Adding exponential sums to ETR places the problem in PSPACE.

Abstract

To characterize the computational complexity of satisfiability problems for probabilistic and causal reasoning within the Pearl's Causal Hierarchy, arXiv:2305.09508 [cs.AI] introduce a new natural class, named succ-$\exists$R. This class can be viewed as a succinct variant of the well-studied class $\exists$R based on the Existential Theory of the Reals (ETR). Analogously to $\exists$R, succ-$\exists$R is an intermediate class between NEXP and EXPSPACE, the exponential versions of NP and PSPACE. The main contributions of this work are threefold. Firstly, we characterize the class succ-$\exists$R in terms of nondeterministic real RAM machines and develop structural complexity theoretic results for real RAMs, including translation and hierarchy theorems. Notably, we demonstrate the separation of $\exists$R and succ-$\exists$R. Secondly, we examine the complexity of model checking and satisfiability of fragments of existential second-order logic and probabilistic independence logic. We show succ-$\exists$R- completeness of several of these problems, for which the best-known complexity lower and upper bounds were previously NEXP-hardness and EXPSPACE, respectively.
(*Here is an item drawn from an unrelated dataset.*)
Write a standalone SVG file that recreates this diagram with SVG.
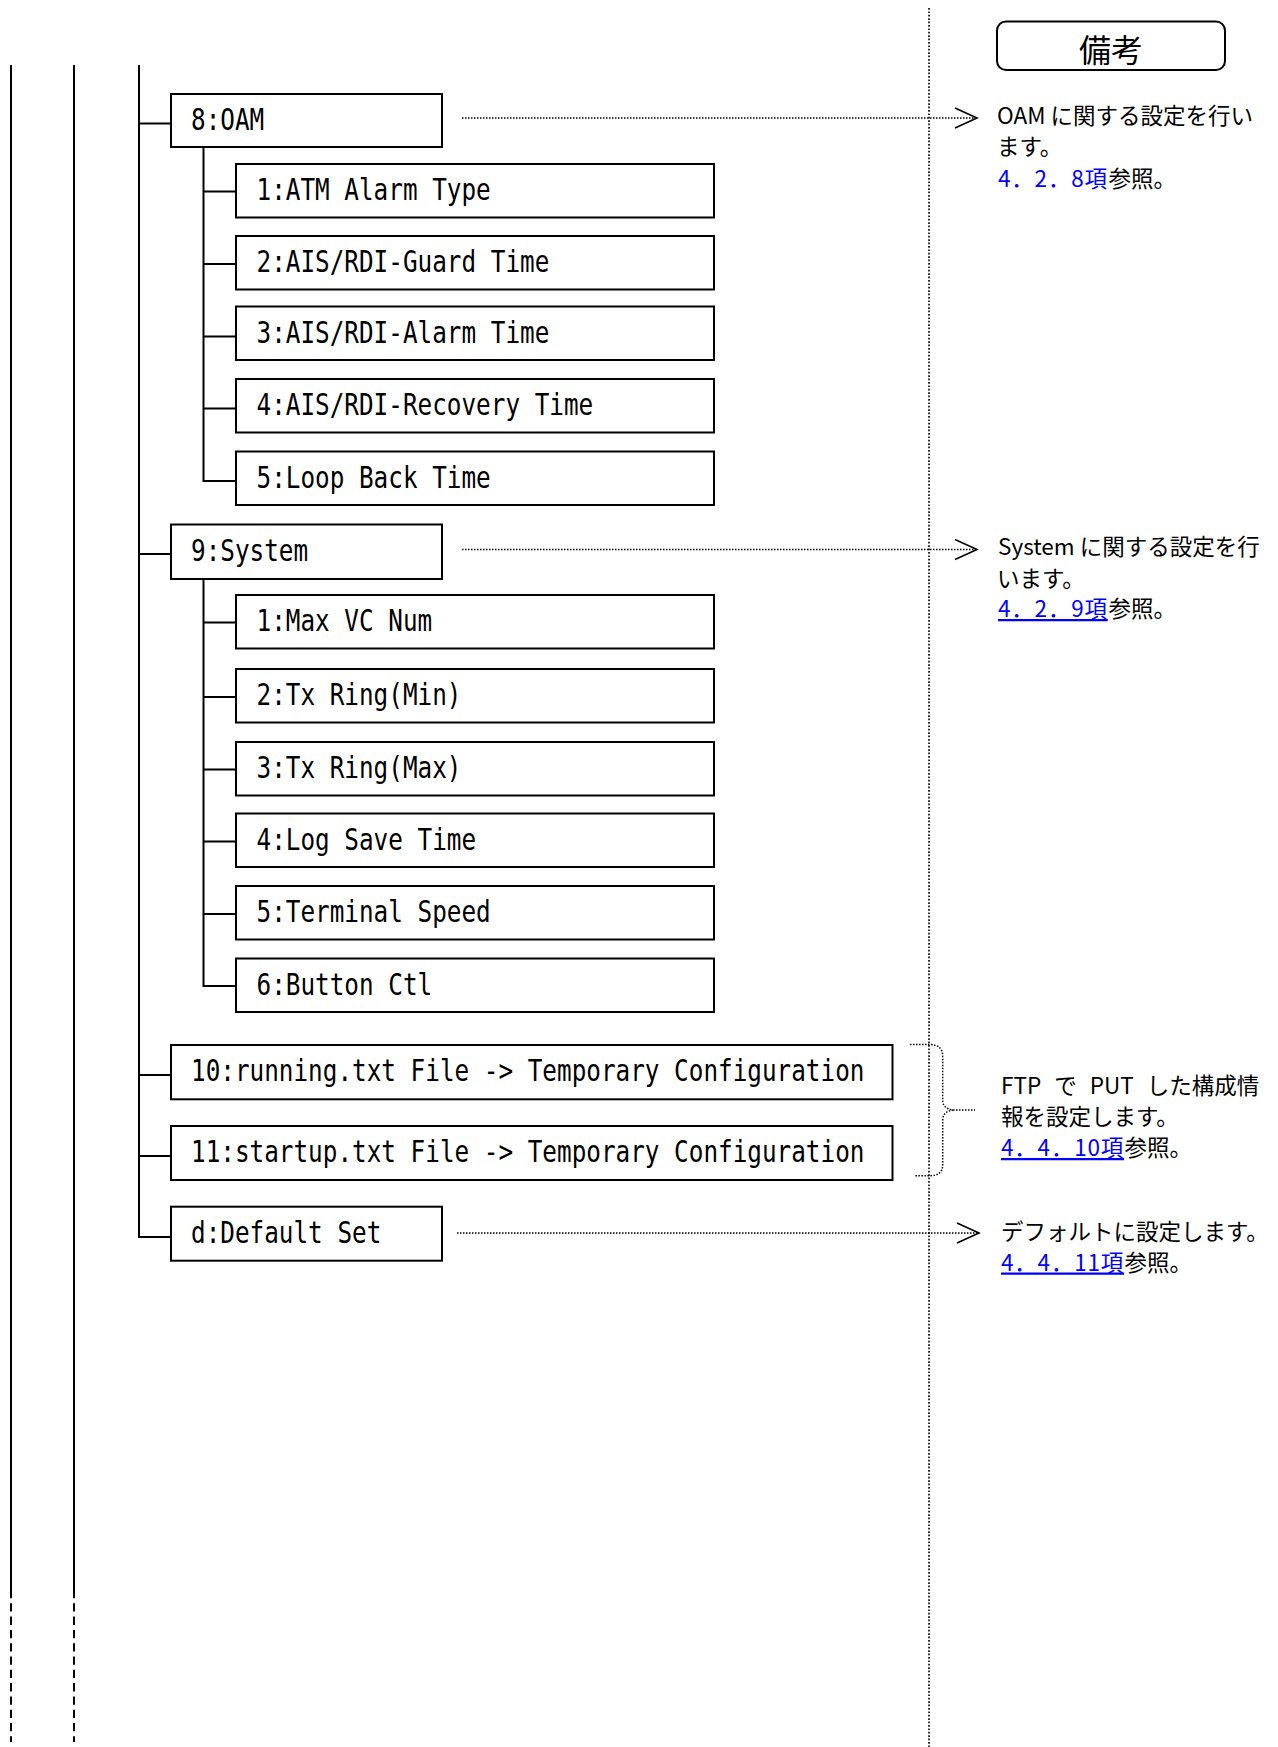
<svg xmlns="http://www.w3.org/2000/svg" width="1278" height="1747" viewBox="0 0 1278 1747">
<style>
.box{fill:#fff;stroke:#000;stroke-width:2}
.lbl{font-family:"DejaVu Sans Mono","Liberation Mono",monospace;font-size:24.33px;fill:#000}
.ln{stroke:#000;stroke-width:2;fill:none}
.dash{stroke:#000;stroke-width:2;fill:none;stroke-dasharray:8.3 5}
.dot{stroke:#000;stroke-width:1.5;fill:none;stroke-dasharray:1.5 1.5}
.vdot{stroke:#000;stroke-width:1.6;fill:none;stroke-dasharray:1.7 1.7}
.note{font-family:"Noto Sans CJK JP","Noto Sans",sans-serif;font-size:22.5px;fill:#000}
.lnk{fill:#0000ff;letter-spacing:0.8px}
.ul{fill:#0000ff;text-decoration:underline;letter-spacing:0.8px}
.hdr{font-family:"Noto Sans CJK JP",sans-serif;font-size:32px;fill:#000}
</style>
<defs>
<marker id="chev" markerUnits="userSpaceOnUse" markerWidth="26" markerHeight="24" refX="23" refY="11" orient="auto" viewBox="0 0 26 24">
<path d="M1,1 L23,11 L1,21" fill="none" stroke="#000" stroke-width="1.6" stroke-dasharray="none"/>
</marker>
</defs>
<rect width="1278" height="1747" fill="#fff"/>

<g id="connectors">
<line class="vdot" x1="929" y1="8" x2="929" y2="1747"/>
<line class="ln" x1="11" y1="65" x2="11" y2="1590"/>
<line class="dash" x1="11" y1="1590" x2="11" y2="1742"/>
<line class="ln" x1="74" y1="65" x2="74" y2="1590"/>
<line class="dash" x1="74" y1="1590" x2="74" y2="1742"/>
<line class="ln" x1="139" y1="65" x2="139" y2="1238"/>
<line class="ln" x1="139" y1="123.5" x2="171" y2="123.5"/>
<line class="ln" x1="139" y1="554" x2="171" y2="554"/>
<line class="ln" x1="139" y1="1075" x2="171" y2="1075"/>
<line class="ln" x1="139" y1="1156" x2="171" y2="1156"/>
<line class="ln" x1="139" y1="1237" x2="171" y2="1237"/>
<line class="ln" x1="203.5" y1="147" x2="203.5" y2="482"/>
<line class="ln" x1="203.5" y1="191.5" x2="236" y2="191.5"/>
<line class="ln" x1="203.5" y1="264" x2="236" y2="264"/>
<line class="ln" x1="203.5" y1="336.5" x2="236" y2="336.5"/>
<line class="ln" x1="203.5" y1="408.5" x2="236" y2="408.5"/>
<line class="ln" x1="203.5" y1="481" x2="236" y2="481"/>
<line class="ln" x1="203.5" y1="579" x2="203.5" y2="987"/>
<line class="ln" x1="203.5" y1="622.5" x2="236" y2="622.5"/>
<line class="ln" x1="203.5" y1="697" x2="236" y2="697"/>
<line class="ln" x1="203.5" y1="769.5" x2="236" y2="769.5"/>
<line class="ln" x1="203.5" y1="841.5" x2="236" y2="841.5"/>
<line class="ln" x1="203.5" y1="914" x2="236" y2="914"/>
<line class="ln" x1="203.5" y1="986" x2="236" y2="986"/>
<line class="dot" x1="462" y1="118" x2="977" y2="118" marker-end="url(#chev)"/>
<line class="dot" x1="462" y1="549.5" x2="977" y2="549.5" marker-end="url(#chev)"/>
<line class="dot" x1="457" y1="1233" x2="979" y2="1233" marker-end="url(#chev)"/>
<path class="dot" d="M910,1044.5 L930,1044.5 Q942.7,1045 942.7,1056 L942.7,1100 Q942.7,1108.5 953,1110 Q942.7,1111.5 942.7,1120 L942.7,1165 Q942.7,1175.5 930,1175.7 L915,1175.7"/>
<line class="dot" x1="953" y1="1110" x2="975" y2="1110"/>
</g>

<g id="header-remarks">
<rect x="997" y="21.5" width="228" height="48.5" rx="9" ry="9" fill="#fff" stroke="#000" stroke-width="2"/>
<text class="hdr" x="1111" y="62" text-anchor="middle">備考</text>
</g>

<g id="n8">
<rect class="box" x="171" y="94" width="271" height="53"/>
<text class="lbl" transform="translate(191,130) scale(1,1.233)">8:OAM</text>
</g>
<g id="n8-1">
<rect class="box" x="236" y="164" width="478" height="53.5"/>
<text class="lbl" transform="translate(256.5,200) scale(1,1.233)">1:ATM Alarm Type</text>
</g>
<g id="n8-2">
<rect class="box" x="236" y="236" width="478" height="53.5"/>
<text class="lbl" transform="translate(256.5,272) scale(1,1.233)">2:AIS/RDI-Guard Time</text>
</g>
<g id="n8-3">
<rect class="box" x="236" y="306.5" width="478" height="53.5"/>
<text class="lbl" transform="translate(256.5,342.5) scale(1,1.233)">3:AIS/RDI-Alarm Time</text>
</g>
<g id="n8-4">
<rect class="box" x="236" y="379" width="478" height="53.5"/>
<text class="lbl" transform="translate(256.5,415) scale(1,1.233)">4:AIS/RDI-Recovery Time</text>
</g>
<g id="n8-5">
<rect class="box" x="236" y="451.5" width="478" height="53.5"/>
<text class="lbl" transform="translate(256.5,487.5) scale(1,1.233)">5:Loop Back Time</text>
</g>

<g id="n9">
<rect class="box" x="171" y="524.5" width="271" height="54.5"/>
<text class="lbl" transform="translate(191,561) scale(1,1.233)">9:System</text>
</g>
<g id="n9-1">
<rect class="box" x="236" y="595" width="478" height="53.5"/>
<text class="lbl" transform="translate(256.5,631) scale(1,1.233)">1:Max VC Num</text>
</g>
<g id="n9-2">
<rect class="box" x="236" y="669" width="478" height="53.5"/>
<text class="lbl" transform="translate(256.5,705) scale(1,1.233)">2:Tx Ring(Min)</text>
</g>
<g id="n9-3">
<rect class="box" x="236" y="742" width="478" height="53.5"/>
<text class="lbl" transform="translate(256.5,778) scale(1,1.233)">3:Tx Ring(Max)</text>
</g>
<g id="n9-4">
<rect class="box" x="236" y="813.5" width="478" height="53.5"/>
<text class="lbl" transform="translate(256.5,849.5) scale(1,1.233)">4:Log Save Time</text>
</g>
<g id="n9-5">
<rect class="box" x="236" y="886" width="478" height="53.5"/>
<text class="lbl" transform="translate(256.5,922) scale(1,1.233)">5:Terminal Speed</text>
</g>
<g id="n9-6">
<rect class="box" x="236" y="958.5" width="478" height="53.5"/>
<text class="lbl" transform="translate(256.5,994.5) scale(1,1.233)">6:Button Ctl</text>
</g>

<g id="n10">
<rect class="box" x="171" y="1045" width="721.5" height="54.3"/>
<text class="lbl" transform="translate(191,1081) scale(1,1.233)">10:running.txt File -&gt; Temporary Configuration</text>
</g>
<g id="n11">
<rect class="box" x="171" y="1126" width="721.5" height="54"/>
<text class="lbl" transform="translate(191,1162) scale(1,1.233)">11:startup.txt File -&gt; Temporary Configuration</text>
</g>
<g id="nd">
<rect class="box" x="171" y="1206.7" width="271" height="54"/>
<text class="lbl" transform="translate(191,1242.7) scale(1,1.233)">d:Default Set</text>
</g>

<g id="note-oam">
<text class="note" x="997" y="123.5">OAM に関する設定を行い</text>
<text class="note" x="997" y="155">ます。</text>
<text class="note lnk" x="998" y="186.5">4．2．8項</text>
<text class="note" x="1108.5" y="186.5">参照。</text>
</g>
<g id="note-system">
<text class="note" x="998" y="555">System に関する設定を行</text>
<text class="note" x="997" y="586.5">います。</text>
<text class="note ul" x="998" y="617">4．2．9項</text>
<text class="note" x="1108.5" y="617">参照。</text>
</g>
<g id="note-ftp">
<text class="note" x="1001" y="1093.5" style="word-spacing:8px">FTP で PUT した構成情</text>
<text class="note" x="1001" y="1125">報を設定します。</text>
<text class="note ul" x="1001" y="1156">4．4．10項</text>
<text class="note" x="1124.5" y="1156">参照。</text>
</g>
<g id="note-default">
<text class="note" x="1001" y="1240">デフォルトに設定します。</text>
<text class="note ul" x="1001" y="1270.5">4．4．11項</text>
<text class="note" x="1124.5" y="1270.5">参照。</text>
</g>
</svg>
Thirdly, while succ-$\exists$R is characterized in terms of ordinary (non-succinct) ETR instances enriched by exponential sums and a mechanism to index exponentially many variables, in this paper, we prove that when only exponential sums are added, the corresponding class $\exists$R^{\Sigma} is contained in PSPACE. We conjecture that this inclusion is strict, as this class is equivalent to adding a VNP-oracle to a polynomial time nondeterministic real RAM. Conversely, the addition of exponential products to ETR, yields PSPACE. Additionally, we study the satisfiability problem for probabilistic reasoning, with the additional requirement of a small model and prove that this problem is complete for $\exists$R^{\Sigma}.